The tense wrinkles on Mranet’s face were now relaxed. He repeated the same warning, about secrecy and loyalty to the cause, before he stood up and walked towards the door. It was a sign that they had to leave. “Ahmed is your contact,” Mranet had said before shaking hands as he saw them out.
Jemal became a member of a clandestine cell of Jebha, he felt like a real man; but he didn’t know he had bid his childhood goodbye. He had the urge to talk to Mranet about Degiat but he didn’t. He remembered that as a new-recruit, he is supposed to begin walking before he can run.
Jemal felt like a man: circumcised, thanks to Am Raki, and a member of the rebellion, thanks to Ahmed and Mranet. His teeth that had embarrassed him for too long had filled in. He felt a man on all counts. Jemal touched his teeth—both had fully grown back, thanks to Dr. Ahdeh.
Bakri had taken Jemal to Dr. Ahdeh’s clinic when his top incisors refused to grow after he lost them as a child. For years, he had suffered waiting for his teeth to show. They didn’t. Jemal resisted smiling because children ridiculed him for his sheraf, window-teeth. It was even more embarrassing around girls, at a time Jemal yearned to be an adult and tried hard to act like one, finding it impossible to act older with missing teeth. Bakri recognized his anxiety and Jemal ended up in a chair in Dr. Ahdeh’s clinic, in a building across the Grand Cathedral in Asmera. The X-ray showed that two extra teeth inside the gums blocked the incisor teeth from growing. Ahdeh had extracted the hindering teeth and assured Jemal his teeth would grow in a few weeks time. They did. Jemal liked Dr. Ahdeh and thought of him as the best doctor in the whole world. Whenever he visited Asmera, Jemal made sure to visit his clinic; it was almost a ritual.
Earlier, a relative had suggested that Jemal visit Mubarek, the healer, “Maybe the devil is blocking your teeth,” he had told Jemal.
Everyone in the town knew that Mubarek the healer controlled jinnis and treated patients with mental problems. “I am not insane, it is just my teeth,” Jemal had protested.
“Believe me, it is the devil,” the relative had said.

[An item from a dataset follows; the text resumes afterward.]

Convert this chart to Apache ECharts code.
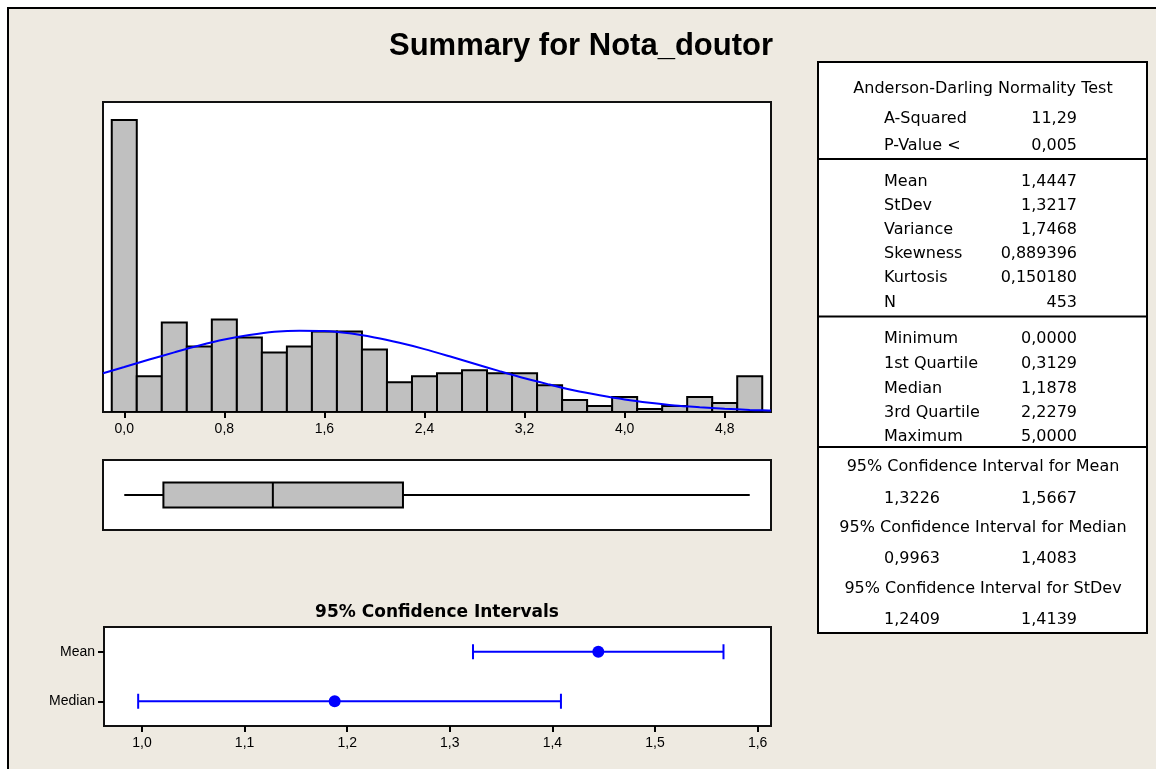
<!DOCTYPE html>
<html><head><meta charset="utf-8">
<script src="https://cdn.jsdelivr.net/npm/echarts@6/dist/echarts.min.js"></script>
<style>
html,body{margin:0;padding:0;background:#fff;overflow:hidden;width:1156px;height:769px;}
#bg{position:absolute;left:7px;top:7px;width:1149px;height:762px;background:#EEEAE1;border-left:2px solid #000;border-top:2px solid #000;box-sizing:border-box;}
#chart{position:absolute;left:0;top:0;width:1156px;height:769px;}
</style></head><body>
<div id="bg"></div><div id="chart"></div>
<script>
// ---------- data ----------
const titleText = 'Summary for Nota_doutor';
const binWidth = 0.2;
const binCenters = [0.0, 0.2, 0.4, 0.6, 0.8, 1.0, 1.2, 1.4, 1.6, 1.8, 2.0, 2.2, 2.4, 2.6, 2.8, 3.0, 3.2, 3.4, 3.6, 3.8, 4.0, 4.2, 4.4, 4.6, 4.8, 5.0];
const binCounts  = [98, 12, 30, 22, 31, 25, 20, 22, 27, 27, 21, 10, 12, 13, 14, 13, 13, 9, 4, 2, 5, 1, 2, 5, 3, 12];
const curveX = [-0.17, 0.0, 0.2, 0.4, 0.6, 0.8, 1.0, 1.2, 1.4, 1.6, 1.8, 2.0, 2.2, 2.4, 2.6, 2.8, 3.0, 3.2, 3.4, 3.6, 3.8, 4.0, 4.2, 4.4, 4.6, 4.8, 5.0, 5.17];
const curveY = [13.0, 15.1, 17.6, 20.0, 22.3, 24.3, 25.8, 26.9, 27.3, 27.2, 26.4, 25.0, 23.2, 21.1, 18.7, 16.2, 13.7, 11.3, 9.2, 7.2, 5.6, 4.2, 3.1, 2.2, 1.6, 1.1, 0.7, 0.5];
const histTicks = [0.0, 0.8, 1.6, 2.4, 3.2, 4.0, 4.8];
const boxStats = [0.0, 0.3129, 1.1878, 2.2279, 5.0];

const ciTitle = '95% Confidence Intervals';
const ciCategories = ['Median', 'Mean'];
const ciCenters = [1.1878, 1.4447];
const ciLower = [0.9963, 1.3226];
const ciUpper = [1.4083, 1.5667];
const ciTicks = [1.0, 1.1, 1.2, 1.3, 1.4, 1.5, 1.6];

const adHeader = 'Anderson-Darling Normality Test';
const adLabels = ['A-Squared', 'P-Value <'];
const adValues = ['11,29', '0,005'];
const momLabels = ['Mean', 'StDev', 'Variance', 'Skewness', 'Kurtosis', 'N'];
const momValues = ['1,4447', '1,3217', '1,7468', '0,889396', '0,150180', '453'];
const quantLabels = ['Minimum', '1st Quartile', 'Median', '3rd Quartile', 'Maximum'];
const quantValues = ['0,0000', '0,3129', '1,1878', '2,2279', '5,0000'];
const ciHeaders = ['95% Confidence Interval for Mean', '95% Confidence Interval for Median', '95% Confidence Interval for StDev'];
const ciLowText = ['1,3226', '0,9963', '1,2409'];
const ciHighText = ['1,5667', '1,4083', '1,4139'];

// ---------- layout ----------
const FONT_T = '"DejaVu Sans", "Liberation Sans", sans-serif';
const FONT_A = '"Liberation Sans", Arial, sans-serif';
const fmt = v => (Math.round(v * 10) / 10).toFixed(1).replace('.', ',');

const tL = 818, tR = 1147, tTop = 62, tBot = 633;
const labelX = 884, valueX = 1077, midX = 983;
const adY = [119.3, 146];
const momY = [181.7, 205.7, 229.5, 254, 278.3, 303.3];
const quantY = [339.3, 363.5, 388.5, 413, 437];
const ciHeadY = [466.7, 528.3, 589.3];
const ciValY = [499, 558.5, 620];
const dividers = [159, 316.5, 447];

function txt(text, x, y, align, font) {
  return { type: 'text', silent: true, z: 10,
    style: { text, x, y, fill: '#000', font: font || ('16px ' + FONT_T),
      textAlign: align, textVerticalAlign: 'middle', align: align, verticalAlign: 'middle' } };
}
const tableEls = [];
tableEls.push({ type: 'rect', z: 5, shape: { x: tL, y: tTop, width: tR - tL, height: tBot - tTop },
  style: { fill: '#fff', stroke: '#000', lineWidth: 2 } });
dividers.forEach(y => tableEls.push({ type: 'line', z: 6, shape: { x1: tL, y1: y, x2: tR, y2: y },
  style: { stroke: '#000', lineWidth: 2 } }));
tableEls.push(txt(adHeader, midX, 89.3, 'center'));
adLabels.forEach((l, i) => { tableEls.push(txt(l, labelX, adY[i], 'left')); tableEls.push(txt(adValues[i], valueX, adY[i], 'right')); });
momLabels.forEach((l, i) => { tableEls.push(txt(l, labelX, momY[i], 'left')); tableEls.push(txt(momValues[i], valueX, momY[i], 'right')); });
quantLabels.forEach((l, i) => { tableEls.push(txt(l, labelX, quantY[i], 'left')); tableEls.push(txt(quantValues[i], valueX, quantY[i], 'right')); });
ciHeaders.forEach((h, i) => {
  tableEls.push(txt(h, midX, ciHeadY[i], 'center'));
  tableEls.push(txt(ciLowText[i], labelX, ciValY[i], 'left'));
  tableEls.push(txt(ciHighText[i], valueX, ciValY[i], 'right'));
});

const gridStyle = { show: true, backgroundColor: '#fff', borderColor: '#111', borderWidth: 2 };
const hiddenAxis = { axisLine: { show: false }, axisTick: { show: false }, axisLabel: { show: false }, splitLine: { show: false } };

const chart = echarts.init(document.getElementById('chart'), null, { renderer: 'canvas' });
chart.setOption({
  animation: false,
  backgroundColor: 'transparent',
  title: [
    { text: titleText, left: 576, top: 26, textAlign: 'center',
      textStyle: { fontFamily: FONT_A, fontWeight: 'bold', fontSize: 31, color: '#000' } },
    { text: ciTitle, left: 432, top: 599, textAlign: 'center',
      textStyle: { fontFamily: FONT_T, fontWeight: 'bold', fontSize: 17, color: '#000' } }
  ],
  grid: [
    Object.assign({ left: 103, top: 102, width: 668, height: 310 }, gridStyle),
    Object.assign({ left: 103, top: 460, width: 668, height: 70 }, gridStyle),
    Object.assign({ left: 104, top: 627, width: 667, height: 99 }, gridStyle)
  ],
  xAxis: [
    { type: 'value', gridIndex: 0, min: -0.17, max: 5.17,
      axisLine: { show: false, onZero: false }, splitLine: { show: false },
      axisTick: { show: true, customValues: histTicks, length: 6, lineStyle: { color: '#000', width: 2 } },
      axisLabel: { show: true, customValues: histTicks, formatter: fmt, margin: 10, fontSize: 14, fontFamily: FONT_A, color: '#000' } },
    Object.assign({ type: 'value', gridIndex: 1, min: -0.17, max: 5.17 }, hiddenAxis),
    { type: 'value', gridIndex: 2, min: 0.963, max: 1.613,
      axisLine: { show: false, onZero: false }, splitLine: { show: false },
      axisTick: { show: true, customValues: ciTicks, length: 6, lineStyle: { color: '#000', width: 2 } },
      axisLabel: { show: true, customValues: ciTicks, formatter: fmt, margin: 10, fontSize: 14, fontFamily: FONT_A, color: '#000' } }
  ],
  yAxis: [
    Object.assign({ type: 'value', gridIndex: 0, min: 0, max: 104 }, hiddenAxis),
    Object.assign({ type: 'value', gridIndex: 1, min: 0, max: 1 }, hiddenAxis),
    { type: 'category', gridIndex: 2, data: ciCategories,
      axisLine: { show: false, onZero: false }, splitLine: { show: false },
      axisTick: { show: true, alignWithLabel: true, length: 6, lineStyle: { color: '#000', width: 2 } },
      axisLabel: { margin: 9, fontSize: 14, fontFamily: FONT_A, color: '#000' } }
  ],
  series: [
    { type: 'custom', xAxisIndex: 0, yAxisIndex: 0, clip: true, z: 2,
      data: binCenters.map((c, i) => [c, binCounts[i]]),
      encode: { x: 0, y: 1 },
      renderItem: (params, api) => {
        const c = api.value(0), n = api.value(1);
        const tl = api.coord([c - binWidth / 2, n]);
        const br = api.coord([c + binWidth / 2, 0]);
        return { type: 'rect', shape: { x: tl[0], y: tl[1], width: br[0] - tl[0], height: br[1] - tl[1] },
          style: { fill: '#C0C0C0', stroke: '#000', lineWidth: 2 } };
      } },
    { type: 'line', xAxisIndex: 0, yAxisIndex: 0, z: 3, clip: true,
      data: curveX.map((x, i) => [x, curveY[i]]),
      showSymbol: false, symbol: 'none', smooth: 0.3,
      lineStyle: { color: '#0000FF', width: 2 } },
    { type: 'custom', xAxisIndex: 1, yAxisIndex: 1, z: 2,
      data: [boxStats],
      encode: { x: [0, 1, 2, 3, 4] },
      renderItem: (params, api) => {
        const y = api.coord([0, 0.5])[1];
        const px = [0, 1, 2, 3, 4].map(k => api.coord([api.value(k), 0.5])[0]);
        const h = 12.5;
        const ls = { stroke: '#000', lineWidth: 2 };
        return { type: 'group', children: [
          { type: 'line', shape: { x1: px[0], y1: y, x2: px[1], y2: y }, style: ls },
          { type: 'line', shape: { x1: px[3], y1: y, x2: px[4], y2: y }, style: ls },
          { type: 'rect', shape: { x: px[1], y: y - h, width: px[3] - px[1], height: 2 * h },
            style: { fill: '#C0C0C0', stroke: '#000', lineWidth: 2 } },
          { type: 'line', shape: { x1: px[2], y1: y - h, x2: px[2], y2: y + h }, style: ls }
        ] };
      } },
    { type: 'custom', xAxisIndex: 2, yAxisIndex: 2, z: 2,
      data: ciCategories.map((c, i) => [ciLower[i], ciUpper[i], i]),
      encode: { x: [0, 1], y: 2 },
      renderItem: (params, api) => {
        const lo = api.coord([api.value(0), api.value(2)]);
        const hi = api.coord([api.value(1), api.value(2)]);
        const cap = 7.5;
        const ls = { stroke: '#0000FF', lineWidth: 2 };
        return { type: 'group', children: [
          { type: 'line', shape: { x1: lo[0], y1: lo[1], x2: hi[0], y2: hi[1] }, style: ls },
          { type: 'line', shape: { x1: lo[0], y1: lo[1] - cap, x2: lo[0], y2: lo[1] + cap }, style: ls },
          { type: 'line', shape: { x1: hi[0], y1: hi[1] - cap, x2: hi[0], y2: hi[1] + cap }, style: ls }
        ] };
      } },
    { type: 'scatter', xAxisIndex: 2, yAxisIndex: 2, z: 4,
      data: ciCenters.map((v, i) => [v, i]),
      symbol: 'circle', symbolSize: 12, itemStyle: { color: '#0000FF', opacity: 1 } }
  ],
  graphic: { elements: tableEls }
});
</script>
</body></html>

Sick people from all over the country flocked to Mubarek for treatment with a mixture of roots and herbs—and prayers. If that didn’t work, a serious type of treatment followed—he knew how to deal with evil spirits that caused most sicknesses. Mubarek whipped and slapped insane people until the unruly jinnis that possessed them came to their senses; most calmed down after a slap or two when the jinni could not bear the pain anymore.
A car once brought an Italian man from Asmera to be treated by Mubarek. The uncombed man sat in the middle of the backseat restrained by two men sitting on his sides. Jemal never thought Italians could become insane until then.
After a few weeks of treatment the condition of the Italian patient must have improved. Mubarek allowed him to roam the streets and the man went straight to a grain mill, jumped into its engine pit, and began to toy with the machine. He had refused to get out until a muscular butcher who happened to pass by jumped into the pit, carried the man out like a sack of grain, and took him back to Mubarek. The healer beat him up so hard the man fell down to the ground and begged for mercy. “Why did you make him do that, why did you put his life at risk?” Mubarek shouted. The man stuttered and spoke gibberish; some people thought it was the jinni speaking in tongues.
“Leave him alone,” Mubarek shouted.
The jinni didn’t reply, but the patient wept and pleaded for mercy. Mubarek brought a chain, tied the man’s hands with it, secured it with a padlock, and led him to a room like a dog on a leash. The patient followed obediently.
Jemal was happy he didn’t heed his relative’s advice. He was thankful to Bakri for taking him to Dr. Ahdeh the dentist.